Quintus Curtius Rufus:
(?-53)
Romeins senator (ook benoemd tot consul als homo novus) en historicus die leefde onder het principaat en een geschiedenis van Alexander de Grote schreef.

Canis timidus vehementius latrat quam mordet.

People who frequently threaten, swear, or use strong words are usually not the ones who actually take action (violence). Anyone who expresses their aggression audibly — “barks” — has, as it were, already lost that energy in the sound, and rarely actually takes any action. The saying is often used to reassure someone who is afraid of a threat or an angry reaction from another person.

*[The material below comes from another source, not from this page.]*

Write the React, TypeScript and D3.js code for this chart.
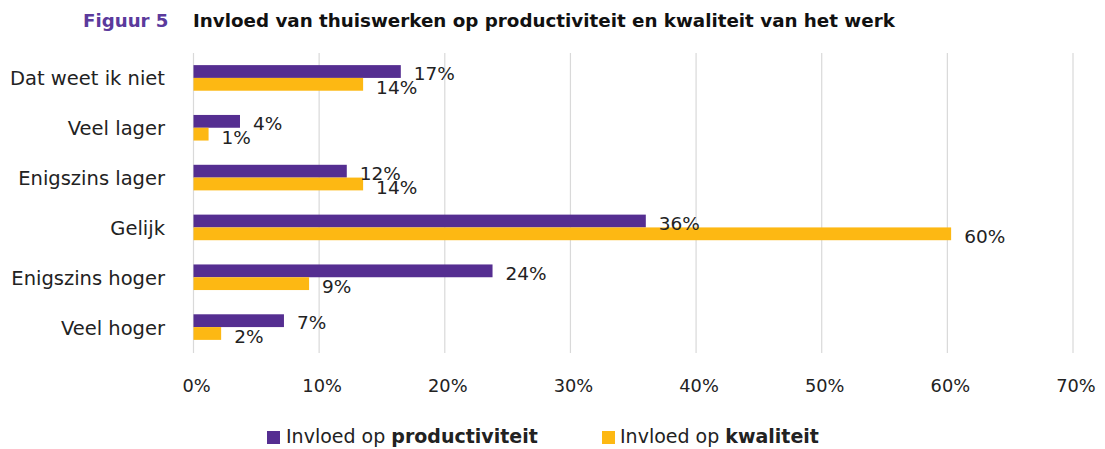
import React from "react";
import * as d3 from "d3";

const categories = ["Dat weet ik niet", "Veel lager", "Enigszins lager", "Gelijk", "Enigszins hoger", "Veel hoger"];
const productiviteit = [16.5, 3.7, 12.2, 36.0, 23.8, 7.2];
const kwaliteit = [13.5, 1.2, 13.5, 60.3, 9.2, 2.2];
const productiviteitLabels = ["17%", "4%", "12%", "36%", "24%", "7%"];
const kwaliteitLabels = ["14%", "1%", "14%", "60%", "9%", "2%"];
const xTicks = [0, 10, 20, 30, 40, 50, 60, 70];

const PURPLE = "#552E91";
const ORANGE = "#FDB813";
const FONT = "'DejaVu Sans', sans-serif";

export default function App() {
  const W = 1105, H = 449;
  const x = d3.scaleLinear().domain([0, 70]).range([193.5, 1073]);
  const y = d3.scaleBand<string>().domain(categories).range([53, 352]).padding(0);
  const barH = 12.8;
  const bw = y.bandwidth();

  return (
    <svg width={W} height={H} style={{ position: "absolute", left: 0, top: 0, background: "#fff" }} fontFamily={FONT}>
      <text x={83} y={27} fontSize={18.2} fontWeight={700} fill="#5B3A9C">Figuur 5</text>
      <text x={193} y={27} fontSize={18.3} fontWeight={700} fill="#111">Invloed van thuiswerken op productiviteit en kwaliteit van het werk</text>

      {xTicks.map((t) => (
        <g key={t}>
          <line x1={x(t)} x2={x(t)} y1={53} y2={353} stroke="#d9d9d9" strokeWidth={1.2} />
          <text x={x(t) + 3} y={392} fontSize={17.8} textAnchor="middle" fill="#222">{t}%</text>
        </g>
      ))}

      {categories.map((c, i) => {
        const cy = (y(c) as number) + bw / 2;
        return (
          <g key={c}>
            <text x={165} y={cy + 7.5} fontSize={19.5} textAnchor="end" fill="#222">{c}</text>
            <rect x={x(0)} y={cy - barH} width={x(productiviteit[i]) - x(0)} height={barH} fill={PURPLE} />
            <rect x={x(0)} y={cy} width={x(kwaliteit[i]) - x(0)} height={barH} fill={ORANGE} />
            <text x={x(productiviteit[i]) + 13} y={cy + 2.3} fontSize={18.5} fill="#222">{productiviteitLabels[i]}</text>
            <text x={x(kwaliteit[i]) + 13} y={cy + 16} fontSize={18.5} fill="#222">{kwaliteitLabels[i]}</text>
          </g>
        );
      })}

      <rect x={267} y={431} width={13} height={13} fill={PURPLE} />
      <text x={286} y={443} fontSize={19} fill="#222">Invloed op <tspan fontWeight={700}>productiviteit</tspan></text>
      <rect x={602} y={431} width={13} height={13} fill={ORANGE} />
      <text x={620} y={443} fontSize={19} fill="#222">Invloed op <tspan fontWeight={700}>kwaliteit</tspan></text>
    </svg>
  );
}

A well-known side note reads: “Barking dogs don’t bite, but who shoots a barking dog?” — a variation indicating that a threat must sometimes be taken seriously after all.
Origin:
The saying is a classic folk proverb without an identifiable individual originator. Virtually every European language has an equivalent:
– English: “His bark is worse than his bite” / “Barking dogs seldom bite”

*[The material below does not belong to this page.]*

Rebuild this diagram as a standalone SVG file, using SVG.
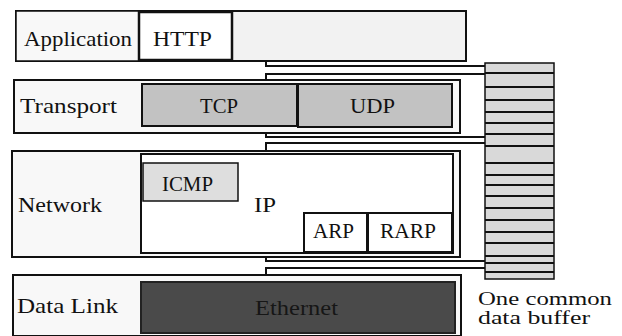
<svg xmlns="http://www.w3.org/2000/svg" width="622" height="336" viewBox="0 0 622 336" font-family="'Liberation Serif', 'DejaVu Serif', serif">
<style>
text{font-family:'Liberation Serif','DejaVu Serif',serif;font-size:22px;fill:#111}
.small{font-size:18px}
.layer{fill:#f8f8f8;stroke:#111;stroke-width:2}
.cell{fill:#f8f8f8;stroke:#111;stroke-width:1.5}
.proto{fill:#c2c2c2;stroke:#111;stroke-width:2}
.light{fill:#dedede;stroke:#111;stroke-width:1.5}
.white{fill:#fff;stroke:#111;stroke-width:2}
.conn{fill:none;stroke:#111;stroke-width:2}
.bufl{stroke:#111;stroke-width:2}
</style>
<rect width="622" height="336" fill="#fff"/>
<g id="application">
<rect class="layer" x="16" y="11" width="450" height="50" style="fill:#f2f2f2"/>
<rect class="cell" x="16" y="11" width="123" height="50"/>
<rect x="139" y="12" width="93" height="48" fill="#fff" stroke="#111" stroke-width="2.5"/>
<text x="24" y="46" textLength="108" lengthAdjust="spacingAndGlyphs">Application</text>
<text x="153" y="46" textLength="59" lengthAdjust="spacingAndGlyphs">HTTP</text>
</g>
<g id="transport">
<rect class="layer" x="14" y="80" width="446" height="53"/>
<rect class="proto" x="142" y="84" width="155" height="42"/>
<rect class="proto" x="298" y="84" width="154" height="43"/>
<text x="20" y="113" textLength="97" lengthAdjust="spacingAndGlyphs">Transport</text>
<text x="200" y="113" textLength="38" lengthAdjust="spacingAndGlyphs">TCP</text>
<text x="350" y="113" textLength="45" lengthAdjust="spacingAndGlyphs">UDP</text>
</g>
<g id="network">
<rect class="layer" x="12" y="151" width="448" height="106"/>
<rect class="white" x="141" y="154" width="312" height="99"/>
<rect class="light" x="143" y="163" width="95" height="38"/>
<rect x="304" y="213" width="63" height="39" fill="#fff" stroke="#111" stroke-width="2"/>
<rect x="368" y="213" width="84" height="39" fill="#fff" stroke="#111" stroke-width="2"/>
<text x="18" y="212" textLength="84" lengthAdjust="spacingAndGlyphs">Network</text>
<text x="162" y="191" textLength="51" lengthAdjust="spacingAndGlyphs">ICMP</text>
<text x="254" y="212" textLength="22" lengthAdjust="spacingAndGlyphs">IP</text>
<text x="313" y="238" textLength="41" lengthAdjust="spacingAndGlyphs">ARP</text>
<text x="380" y="238" textLength="56" lengthAdjust="spacingAndGlyphs">RARP</text>
</g>
<g id="datalink">
<rect class="layer" x="13" y="275" width="448" height="61"/>
<rect x="141" y="282" width="314" height="51" fill="#4a4a4a" stroke="#222" stroke-width="2"/>
<text x="17" y="313" textLength="101" lengthAdjust="spacingAndGlyphs">Data Link</text>
<text x="255" y="315" textLength="83" lengthAdjust="spacingAndGlyphs" style="fill:#161616">Ethernet</text>
</g>
<g id="buffer">
<rect x="485" y="63" width="69" height="216" fill="#d9d9d9" stroke="#111" stroke-width="1.5"/>
<g class="bufl">
<line x1="485" y1="73" x2="554" y2="73"/>
<line x1="485" y1="87" x2="554" y2="87"/>
<line x1="485" y1="100" x2="554" y2="100"/>
<line x1="485" y1="112" x2="554" y2="112"/>
<line x1="485" y1="123" x2="554" y2="123"/>
<line x1="485" y1="134" x2="554" y2="134"/>
<line x1="485" y1="146" x2="554" y2="146"/>
<line x1="485" y1="163" x2="554" y2="163"/>
<line x1="485" y1="175" x2="554" y2="175"/>
<line x1="485" y1="185" x2="554" y2="185"/>
<line x1="485" y1="196" x2="554" y2="196"/>
<line x1="485" y1="208" x2="554" y2="208"/>
<line x1="485" y1="220" x2="554" y2="220"/>
<line x1="485" y1="232" x2="554" y2="232"/>
<line x1="485" y1="243" x2="554" y2="243"/>
<line x1="485" y1="256" x2="554" y2="256"/>
<line x1="485" y1="263" x2="554" y2="263"/>
<line x1="485" y1="272" x2="554" y2="272"/>
</g>
<text class="small" x="478" y="305" textLength="134" lengthAdjust="spacingAndGlyphs">One common</text>
<text class="small" x="478" y="324" textLength="112" lengthAdjust="spacingAndGlyphs">data buffer</text>
</g>
<g id="connectors">
<path class="conn" d="M266 62 V66 H485"/>
<path class="conn" d="M266 80 V74 H485"/>
<path class="conn" d="M266 133 V137 H485"/>
<path class="conn" d="M266 151 V143 H485"/>
<path class="conn" d="M266 257 V261 H485"/>
<path class="conn" d="M266 275 V268 H485"/>
</g>
</svg>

– German: “Hunde, die bellen, beißen nicht”
– French: “Chien qui aboie ne mord pas”
The idea can be traced back to classical antiquity. In the historical work of the Roman historian Quintus Curtius Rufus, the sentence “Canis timidus vehementius latrat quam mordet” (“A frightened dog barks more fiercely than it bites”) appears, a passage from Book VII, Chapter 4, verse 13 of his work on the campaigns of Alexander the Great. Through popular usage and later collections of proverbs (such as Erasmus’s “Adagia” in the 16th century), this classical comparison has spread throughout Europe and eventually found a permanent place in Dutch as well. Author:
There is an identifiable source for the underlying Latin phrase: Quintus Curtius Rufus, a Roman historian (presumably active in the 1st century AD, although the exact dating is disputed among classicists). He wrote “Historiae Alexandri Magni”, a historical work about Alexander the Great, in which the aforementioned phrase appears. Important to note: this is a historical prose work, not a poem — the concise, proverbial form as it circulates today has been slightly modified over the centuries compared to the original.